Our dog, Daphne, is now 11 and sports a magisterial grey muzzle. She can usually be seen trundling around the local park like a rickety cocktail trolley, but like most dog owners, I still think she could take best in show. Nevertheless, there remain those who cross the road or, worse, pick up their own dogs when they see her. The anti-staffie propaganda is real. And as anyone who loves a staff knows, they’re the most misunderstood of breeds. The one that loves people the most. The one most likely to be abused and abandoned by them.

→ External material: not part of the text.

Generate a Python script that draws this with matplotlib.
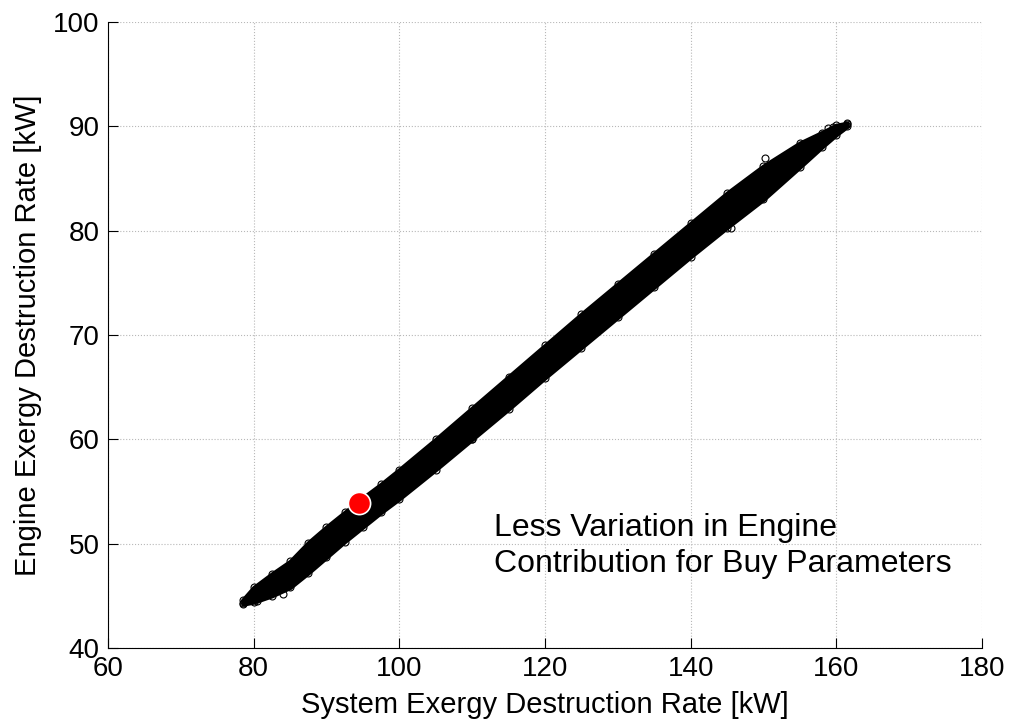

There is something particularly moving – often literally so, due to the smell – about old dogs. As the lockdown mania for puppy acquisition has abated and charities have experienced the accompanying grim rise in abandonment, my Daphne has aged with grace. So, too, have her neuroses. By which I mean they’ve grown like a mole sprouting a whisker. Her fears used to be skateboards, fireworks, being left alone and the buzzers on University Challenge. These days we must add to the list the spin cycle on the washing machine, rain lashing against the Velux bathroom window, the window cleaner, football on the telly, cairn terriers, the flying fox in the play park … and, well, I could go on.
Rescuing a dog is high on the list of the best things I’ve ever done. For her, and me. As she staffie-wiggles into her twilight years, the joy of adopting increases with every sniff of aged pee. Which is also a thing. Old dogs stop more to smell the roses, just as their puppy selves once did. It takes an age to walk her now and she trots behind me rather than ahead, but I no longer drag her on. We stop and start, turn back if – God forbid – we encounter a skateboarder. Because she deserves it, and life is short.